◆ INSTRUCTION
Produce an exact copy of all the data below, dropping every image.

* begin *

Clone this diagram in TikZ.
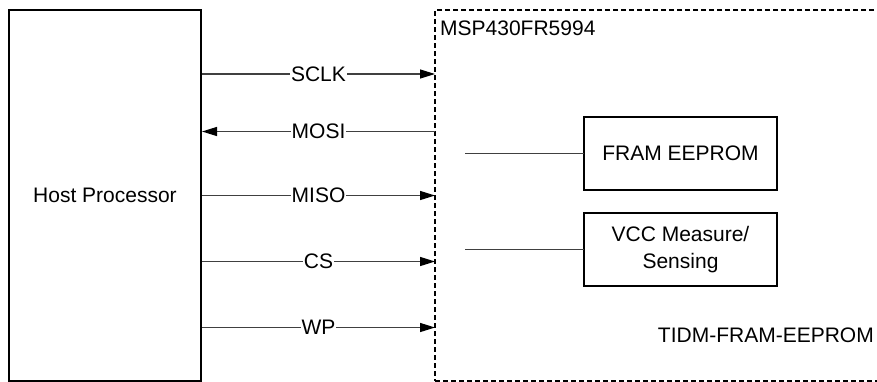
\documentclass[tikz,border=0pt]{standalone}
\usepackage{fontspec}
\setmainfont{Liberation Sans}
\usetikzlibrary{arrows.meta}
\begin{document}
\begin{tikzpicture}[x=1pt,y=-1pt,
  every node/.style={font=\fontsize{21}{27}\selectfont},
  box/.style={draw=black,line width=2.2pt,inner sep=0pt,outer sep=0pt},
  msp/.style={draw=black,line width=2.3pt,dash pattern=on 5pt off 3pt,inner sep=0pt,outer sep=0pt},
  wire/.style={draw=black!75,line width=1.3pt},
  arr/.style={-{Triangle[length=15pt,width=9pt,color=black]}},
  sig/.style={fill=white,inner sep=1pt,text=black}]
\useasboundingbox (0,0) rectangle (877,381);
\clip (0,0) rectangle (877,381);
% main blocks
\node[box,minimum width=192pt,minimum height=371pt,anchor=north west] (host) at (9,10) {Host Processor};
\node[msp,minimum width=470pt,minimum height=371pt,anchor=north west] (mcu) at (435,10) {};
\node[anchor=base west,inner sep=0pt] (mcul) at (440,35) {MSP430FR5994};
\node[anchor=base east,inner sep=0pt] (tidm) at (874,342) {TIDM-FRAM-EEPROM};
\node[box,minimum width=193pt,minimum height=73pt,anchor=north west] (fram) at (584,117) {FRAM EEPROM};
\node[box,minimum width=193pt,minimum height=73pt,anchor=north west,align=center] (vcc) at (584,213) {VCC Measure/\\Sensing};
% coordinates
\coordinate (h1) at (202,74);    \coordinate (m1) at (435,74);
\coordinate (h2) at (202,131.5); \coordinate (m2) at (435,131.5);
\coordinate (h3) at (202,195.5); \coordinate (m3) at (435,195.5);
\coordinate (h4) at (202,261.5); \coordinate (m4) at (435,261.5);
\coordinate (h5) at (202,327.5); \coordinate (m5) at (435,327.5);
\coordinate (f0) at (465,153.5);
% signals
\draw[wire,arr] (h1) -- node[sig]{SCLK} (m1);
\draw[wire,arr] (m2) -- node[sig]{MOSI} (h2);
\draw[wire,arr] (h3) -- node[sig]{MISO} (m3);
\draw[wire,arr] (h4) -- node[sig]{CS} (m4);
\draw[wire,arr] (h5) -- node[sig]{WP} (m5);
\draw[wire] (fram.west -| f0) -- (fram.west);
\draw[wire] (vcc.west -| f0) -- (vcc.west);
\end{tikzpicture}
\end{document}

* end *

◆ RESPONSE TO THIS EXERCISE
Clone this diagram in TikZ.
\documentclass[tikz,border=0pt]{standalone}
\usepackage{fontspec}
\setmainfont{Liberation Sans}
\usetikzlibrary{arrows.meta}
\begin{document}
\begin{tikzpicture}[x=1pt,y=-1pt,
  every node/.style={font=\fontsize{21}{27}\selectfont},
  box/.style={draw=black,line width=2.2pt,inner sep=0pt,outer sep=0pt},
  msp/.style={draw=black,line width=2.3pt,dash pattern=on 5pt off 3pt,inner sep=0pt,outer sep=0pt},
  wire/.style={draw=black!75,line width=1.3pt},
  arr/.style={-{Triangle[length=15pt,width=9pt,color=black]}},
  sig/.style={fill=white,inner sep=1pt,text=black}]
\useasboundingbox (0,0) rectangle (877,381);
\clip (0,0) rectangle (877,381);
% main blocks
\node[box,minimum width=192pt,minimum height=371pt,anchor=north west] (host) at (9,10) {Host Processor};
\node[msp,minimum width=470pt,minimum height=371pt,anchor=north west] (mcu) at (435,10) {};
\node[anchor=base west,inner sep=0pt] (mcul) at (440,35) {MSP430FR5994};
\node[anchor=base east,inner sep=0pt] (tidm) at (874,342) {TIDM-FRAM-EEPROM};
\node[box,minimum width=193pt,minimum height=73pt,anchor=north west] (fram) at (584,117) {FRAM EEPROM};
\node[box,minimum width=193pt,minimum height=73pt,anchor=north west,align=center] (vcc) at (584,213) {VCC Measure/\\Sensing};
% coordinates
\coordinate (h1) at (202,74);    \coordinate (m1) at (435,74);
\coordinate (h2) at (202,131.5); \coordinate (m2) at (435,131.5);
\coordinate (h3) at (202,195.5); \coordinate (m3) at (435,195.5);
\coordinate (h4) at (202,261.5); \coordinate (m4) at (435,261.5);
\coordinate (h5) at (202,327.5); \coordinate (m5) at (435,327.5);
\coordinate (f0) at (465,153.5);
% signals
\draw[wire,arr] (h1) -- node[sig]{SCLK} (m1);
\draw[wire,arr] (m2) -- node[sig]{MOSI} (h2);
\draw[wire,arr] (h3) -- node[sig]{MISO} (m3);
\draw[wire,arr] (h4) -- node[sig]{CS} (m4);
\draw[wire,arr] (h5) -- node[sig]{WP} (m5);
\draw[wire] (fram.west -| f0) -- (fram.west);
\draw[wire] (vcc.west -| f0) -- (vcc.west);
\end{tikzpicture}
\end{document}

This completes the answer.